I went to bed last night with one of those headaches that prevents you from doing anything other than lay quietly in a darkened room and pray for unconsciousness. It started coming on towards the end of my class and increased in power when I walked outside and discovered a $30 parking ticket tucked neatly under my windshield wipers. When I pulled into my building’s garage, Mamadou, the parking attendant who has become a friend, took one look at me and said, “Are you okay?” There was concern written all over his face. I mentioned the headache and the ticket and headed upstairs to my apartment.
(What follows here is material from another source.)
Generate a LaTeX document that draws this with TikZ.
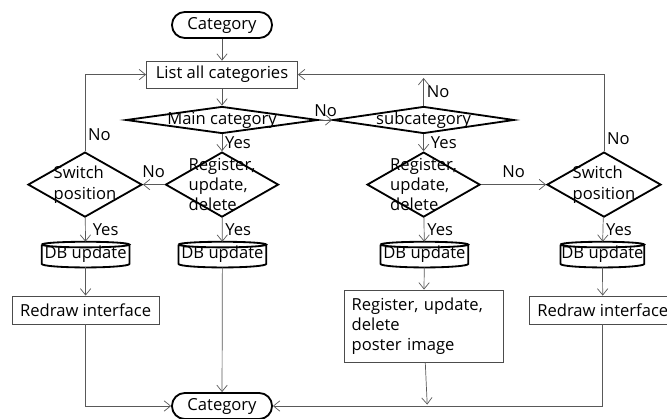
\documentclass[tikz,border=0pt]{standalone}
\usepackage{fontspec}
\setmainfont{Open Sans}
\usetikzlibrary{shapes.geometric,arrows.meta,calc}

\begin{document}
\begin{tikzpicture}[->,>={Straight Barb[length=1.6mm,width=2.6mm]},line width=0.5pt,
                    every node/.style={font=\fontsize{11.8}{14.4}\selectfont},
                    terminal/.style={draw=black,line width=1.3pt,rounded corners=3.2mm,minimum width=2.5cm,minimum height=0.65cm,inner sep=0pt},
                    process/.style={draw=black!70,line width=0.6pt,minimum height=0.7cm,inner sep=0pt},
                    decision/.style={diamond,draw=black,line width=1.3pt,inner sep=0pt,aspect=1},
                    dbase/.style={inner sep=0pt,minimum height=0.625cm,minimum width=2.175cm},
                    yn/.style={font=\fontsize{11.8}{14.4}\selectfont,inner sep=2pt}]

  \useasboundingbox (0,0) rectangle (16.675,10.475);

  \node[terminal] (start) at (5.55,9.85) {Category};
  \node[process,minimum width=3.775cm,minimum height=0.675cm] (list) at (5.55,8.61) {List all categories};

  \node[decision,minimum width=4.8cm,minimum height=0.675cm,label={center:Main category}] (main) at (5.55,7.475) {};
  \node[decision,minimum width=4.525cm,minimum height=0.675cm,label={center:subcategory}] (sub) at (10.59,7.475) {};

  \node[decision,minimum width=2.825cm,minimum height=1.625cm,label={[align=left]center:Register,\\update,\\delete}] (reg1) at (5.55,5.86) {};
  \node[decision,minimum width=2.85cm,minimum height=1.625cm,label={[align=left]center:Switch\\position}] (sw1) at (2.125,5.86) {};
  \node[decision,minimum width=2.825cm,minimum height=1.625cm,label={[align=left]center:Register,\\update,\\delete}] (reg2) at (10.59,5.86) {};
  \node[decision,minimum width=2.85cm,minimum height=1.625cm,label={[align=left]center:Switch\\position}] (sw2) at (15.1,5.86) {};

  \node[dbase] (db1) at (2.14,4.11) {DB update};
  \node[dbase] (db2) at (5.56,4.11) {DB update};
  \node[dbase] (db3) at (10.61,4.11) {DB update};
  \node[dbase,minimum width=2.075cm] (db4) at (15.06,4.11) {DB update};

  % drum outlines round the DB nodes
  \foreach \db in {db1,db2,db3,db4}
    \draw[-,line width=1.3pt] let \p1=(\db.north west), \p2=(\db.south east), \n1={(\x2-\x1)/2} in
      (\x1,\y1-2pt) -- (\x1,\y2+2.5pt) arc[start angle=180,end angle=360,x radius=\n1,y radius=2.5pt] -- (\x2,\y1-2pt)
      (\x1,\y1-2pt) arc[start angle=180,end angle=-180,x radius=\n1,y radius=2pt];

  \node[process,minimum width=3.675cm] (redraw1) at (2.14,2.725) {Redraw interface};
  \node[process,minimum width=3.675cm] (redraw2) at (15.07,2.725) {Redraw interface};
  \node[process,minimum width=3.975cm,minimum height=1.8cm,text width=3.6cm,align=left] (poster) at (10.59,2.325)
    {Register, update,\\delete\\poster image};

  \node[terminal] (stop) at (5.55,0.325) {Category};

  \coordinate (subup) at (10.59,8.525);
  \coordinate (posterend) at (10.68,0.36);

  \path[draw=black!65]
    (start) edge (list)
    (list) edge (main)
    (main) edge node[yn,above] {No} (sub)
           edge node[yn,right] {Yes} (reg1)
    (sub) edge node[yn,right] {No} (subup)
          edge node[yn,right=3pt] {Yes} (reg2)
    (reg1) edge node[yn,above=3pt] {No} (sw1)
           edge node[yn,right] {Yes} (db2)
    (reg2) edge node[yn,above=3pt] {No} (sw2)
           edge node[yn,right] {Yes} (db3)
    (sw1) edge node[yn,right=3pt] {Yes} (db1)
    (sw2) edge node[yn,right] {Yes} (db4)
    (db1) edge (redraw1)
    (db2) edge (stop)
    (db3) edge (poster)
    (db4) edge (redraw2)
    (poster) edge (posterend);

  \draw[draw=black!65] (sw1.north) |- node[yn,pos=0.11,right] {No} (list.west);
  \draw[draw=black!65] (sw2.north) |- node[yn,pos=0.08,right] {No} (list.east);
  \draw[draw=black!65] (redraw1.south) |- (stop.west);
  \draw[draw=black!65] (redraw2.south) |- (stop.east);
\end{tikzpicture}
\end{document}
The one benefit that I’ve found to getting a powerful headache is that they often bring with them extra-vivid dreams. Last night I dreamt that I was thinking about moving back to Walla Walla, but the only house I could afford was one that sat 10 feet from an active train line. A noisy and dangerous location, especially since in the dream I was pregnant. It was an appealing little house except for that one issue and in the dream I was seriously considering getting it. I felt like it was my only option and that it would be better to settle for something that wasn’t ideal than wait for what I really wanted.
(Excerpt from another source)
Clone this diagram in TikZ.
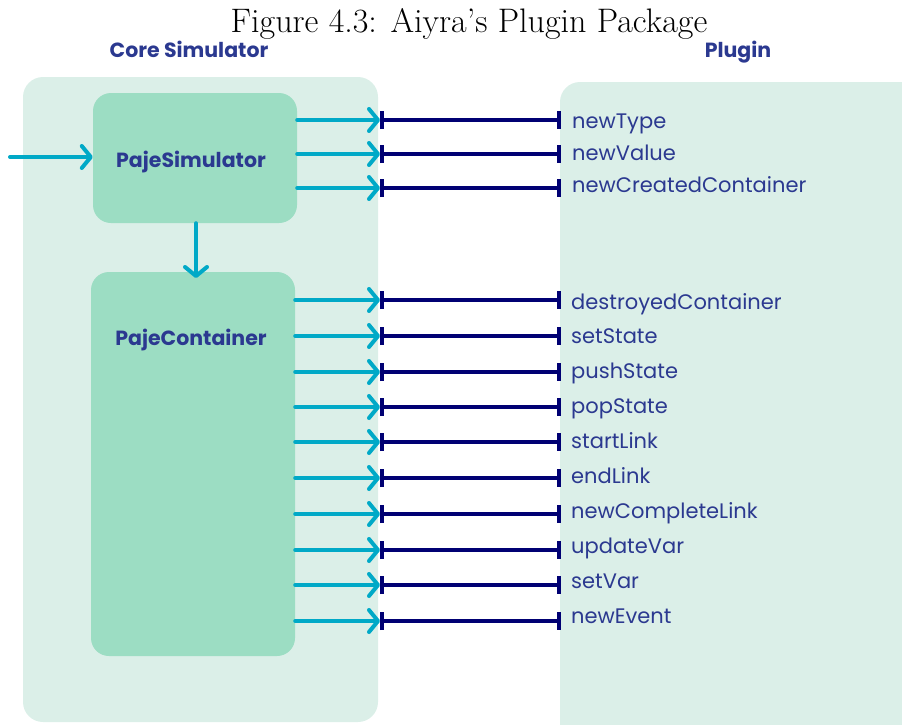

Later I dreamt that I went to get ice cream and found myself at a shack that advertised itself as self-serve. The bins of ice cream were brightly colored in hues that are not typically found in nature. As I walked around with my cone and scoop, I discovered that I couldn’t actually reach the ice cream. Each time I reached for it, it moved further away. I found myself teetering on the edge of the freezer, leaning so far over that I nearly plunged head-first into the cardboard barrels of ice cream. Finally my dad appeared at the door and called for me to come and join him outside. He pointed at the cup that was in my hand and said, “Look, you already have your ice cream. Why do you want that other crap?” I looked down and realized that I was holding an overflowing pint of delicious butter pecan.
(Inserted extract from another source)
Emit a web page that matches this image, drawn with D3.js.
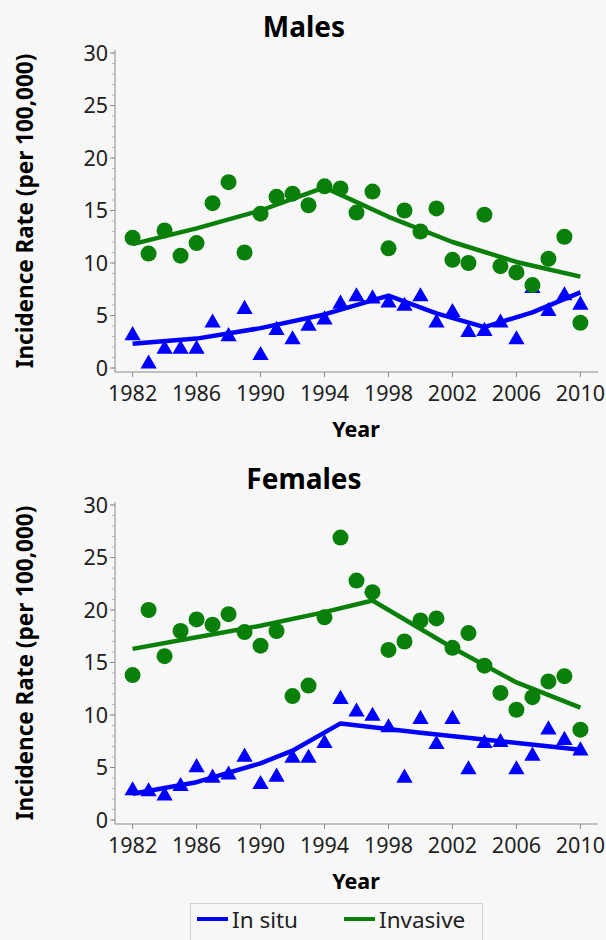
<!DOCTYPE html>
<html lang="en">
<head>
    <meta charset="UTF-8">
    <title>Incidence Rate by Year</title>
    <style>
        html, body { margin: 0; padding: 0; background: #f7f7f7; }
        svg { display: block; font-family: "Noto Sans", "Open Sans", sans-serif; }
    </style>
</head>
<body>
    <div id="chart"></div>

    <script src="https://cdn.jsdelivr.net/npm/d3@7"></script>
    <script>
        // years on the x axis
        var years = [1982, 1983, 1984, 1985, 1986, 1987, 1988, 1989, 1990, 1991, 1992, 1993, 1994, 1995,
                     1996, 1997, 1998, 1999, 2000, 2001, 2002, 2003, 2004, 2005, 2006, 2007, 2008, 2009, 2010];
        var xTickYears = [1982, 1986, 1990, 1994, 1998, 2002, 2006, 2010];
        var yTicks = [0, 5, 10, 15, 20, 25, 30];
        var yMinorTicks = [0, 1, 2, 3, 4, 5, 6, 7, 8, 9, 10, 11, 12, 13, 14, 15, 16, 17, 18, 19, 20,
                           21, 22, 23, 24, 25, 26, 27, 28, 29, 30];

        // observed rates
        var maleInvasive = [12.4, 10.9, 13.1, 10.7, 11.9, 15.7, 17.7, 11.0, 14.7, 16.3, 16.6, 15.5, 17.3, 17.1,
                            14.8, 16.8, 11.4, 15.0, 13.0, 15.2, 10.3, 10.0, 14.6, 9.7, 9.1, 7.9, 10.4, 12.5, 4.3];
        var maleInSitu = [3.1, 0.4, 1.8, 1.8, 1.8, 4.3, 3.0, 5.6, 1.2, 3.6, 2.7, 4.0, 4.6, 6.1,
                          6.8, 6.6, 6.2, 5.9, 6.8, 4.3, 5.3, 3.4, 3.5, 4.3, 2.7, 7.6, 5.4, 6.9, 6.0];
        var femaleInvasive = [13.8, 20.0, 15.6, 18.0, 19.1, 18.6, 19.6, 17.9, 16.6, 18.0, 11.8, 12.8, 19.3, 26.9,
                              22.8, 21.7, 16.2, 17.0, 19.0, 19.2, 16.4, 17.8, 14.7, 12.1, 10.5, 11.7, 13.2, 13.7, 8.6];
        var femaleInSitu = [2.8, 2.7, 2.3, 3.2, 5.0, 4.0, 4.3, 6.0, 3.4, 4.1, 5.9, 5.9, 7.3, 11.5,
                            10.3, 9.9, 8.8, 4.0, 9.6, 7.2, 9.6, 4.8, 7.3, 7.4, 4.8, 6.1, 8.6, 7.6, 6.6];

        // fitted joinpoint trends (read at a few years)
        var maleInvasiveTrendYears = [1982, 1986, 1990, 1994, 1998, 2002, 2006, 2010];
        var maleInvasiveTrend = [11.8, 13.3, 15.0, 17.2, 14.4, 12.0, 10.1, 8.7];
        var maleInSituTrendYears = [1982, 1986, 1990, 1994, 1998, 2001, 2004, 2007, 2010];
        var maleInSituTrend = [2.3, 2.8, 3.8, 5.1, 6.9, 5.2, 3.9, 5.3, 7.2];
        var femaleInvasiveTrendYears = [1982, 1986, 1990, 1994, 1997, 2002, 2006, 2010];
        var femaleInvasiveTrend = [16.3, 17.4, 18.5, 19.8, 20.9, 16.4, 13.1, 10.7];
        var femaleInSituTrendYears = [1982, 1986, 1990, 1992, 1995, 2000, 2005, 2010];
        var femaleInSituTrend = [2.5, 3.6, 5.4, 6.6, 9.2, 8.3, 7.5, 6.7];

        var seriesNames = ["In situ", "Invasive"];
        var blue = "#0000ff", green = "#0a800a";

        var width = 606, height = 940;
        var svg = d3.select("#chart").append("svg")
            .attr("width", width)
            .attr("height", height);

        var x = d3.scaleLinear().domain([1980.9, 2011.1]).range([115, 598]);

        function drawPanel(title, top, inSitu, invasive, sTrendYears, sTrend, iTrendYears, iTrend) {
            // value 0 sits at top + 315, 30 at top
            var y = d3.scaleLinear().domain([0, 30]).range([top + 315, top]);
            var axisY = top + 319;
            var g = svg.append("g");

            g.append("text")
                .attr("x", 304).attr("y", top - 16)
                .attr("text-anchor", "middle")
                .attr("font-size", 28).attr("font-weight", "bold")
                .text(title);

            // y axis
            g.append("line")
                .attr("x1", 115).attr("x2", 115)
                .attr("y1", top - 3).attr("y2", axisY)
                .attr("stroke", "#8a8a8a");
            g.selectAll(".minor").data(yMinorTicks).join("line")
                .attr("x1", 112).attr("x2", 115)
                .attr("y1", d => y(d)).attr("y2", d => y(d))
                .attr("stroke", "#b5b5b5");
            g.selectAll(".major").data(yTicks).join("line")
                .attr("x1", 110).attr("x2", 115)
                .attr("y1", d => y(d)).attr("y2", d => y(d))
                .attr("stroke", "#8a8a8a");
            g.selectAll(".ylab").data(yTicks).join("text")
                .attr("x", 108).attr("y", d => y(d) + 7.5)
                .attr("text-anchor", "end")
                .attr("font-size", 21.5).attr("fill", "#222")
                .text(d => d);

            // x axis
            g.append("line")
                .attr("x1", 115).attr("x2", 598)
                .attr("y1", axisY).attr("y2", axisY)
                .attr("stroke", "#8a8a8a");
            g.selectAll(".xtick").data(xTickYears).join("line")
                .attr("x1", d => x(d)).attr("x2", d => x(d))
                .attr("y1", axisY).attr("y2", axisY + 5)
                .attr("stroke", "#8a8a8a");
            g.selectAll(".xlab").data(xTickYears).join("text")
                .attr("x", d => x(d)).attr("y", axisY + 29)
                .attr("text-anchor", "middle")
                .attr("font-size", 21.5).attr("fill", "#222")
                .text(d => d);

            g.append("text")
                .attr("x", 356).attr("y", axisY + 65)
                .attr("text-anchor", "middle")
                .attr("font-size", 21.5).attr("font-weight", "bold")
                .text("Year");

            g.append("text")
                .attr("transform", `translate(33,${top + 158}) rotate(-90)`)
                .attr("text-anchor", "middle")
                .attr("font-size", 22.5).attr("font-weight", "bold")
                .text("Incidence Rate (per 100,000)");

            var line = d3.line()
                .x(d => x(d[0]))
                .y(d => y(d[1]));

            // in situ
            g.append("path")
                .attr("d", line(sTrendYears.map((yr, i) => [yr, sTrend[i]])))
                .attr("fill", "none").attr("stroke", blue)
                .attr("stroke-width", 4.5).attr("stroke-linejoin", "round");
            g.selectAll(".tri").data(inSitu).join("path")
                .attr("d", d3.symbol().type(d3.symbolTriangle).size(115))
                .attr("transform", (d, i) => `translate(${x(years[i])},${y(d)})`)
                .attr("fill", blue);

            // invasive
            g.append("path")
                .attr("d", line(iTrendYears.map((yr, i) => [yr, iTrend[i]])))
                .attr("fill", "none").attr("stroke", green)
                .attr("stroke-width", 4.5).attr("stroke-linejoin", "round");
            g.selectAll(".dot").data(invasive).join("circle")
                .attr("cx", (d, i) => x(years[i]))
                .attr("cy", d => y(d))
                .attr("r", 8)
                .attr("fill", green);
        }

        drawPanel("Males", 53, maleInSitu, maleInvasive,
            maleInSituTrendYears, maleInSituTrend, maleInvasiveTrendYears, maleInvasiveTrend);
        drawPanel("Females", 505, femaleInSitu, femaleInvasive,
            femaleInSituTrendYears, femaleInSituTrend, femaleInvasiveTrendYears, femaleInvasiveTrend);

        // legend
        var legend = svg.append("g");
        legend.append("rect")
            .attr("x", 190.5).attr("y", 903.5)
            .attr("width", 292).attr("height", 60)
            .attr("fill", "none").attr("stroke", "#cfcfcf");
        var legendX = [197, 344];
        var legendColors = [blue, green];
        seriesNames.forEach(function (name, i) {
            legend.append("line")
                .attr("x1", legendX[i]).attr("x2", legendX[i] + 31)
                .attr("y1", 919).attr("y2", 919)
                .attr("stroke", legendColors[i]).attr("stroke-width", 4);
            legend.append("text")
                .attr("x", legendX[i] + 35).attr("y", 927.5)
                .attr("font-size", 22.5).attr("fill", "#222")
                .text(name);
        });
    </script>
</body>
</html>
Sometimes the meanings of my dreams are hard to decipher but these two seem pretty darn clear to me. Don’t settle for things that aren’t quite right because I think that’s all I’m going to be able to get and remember that I already have what I need. I am amused, however, that my subconscious chose to remind me of that fact using food as the meaningful object.
I’d focus on the happy ending. I’d put up with quite a bit if I knew it was going to end with and overflowing pint of butter pecan.
To what do you attribute the pregnancy? 😉
Hmm. I’m hoping that it was more of a metaphorical pregnancy. Pregnant with possibilities, perhaps.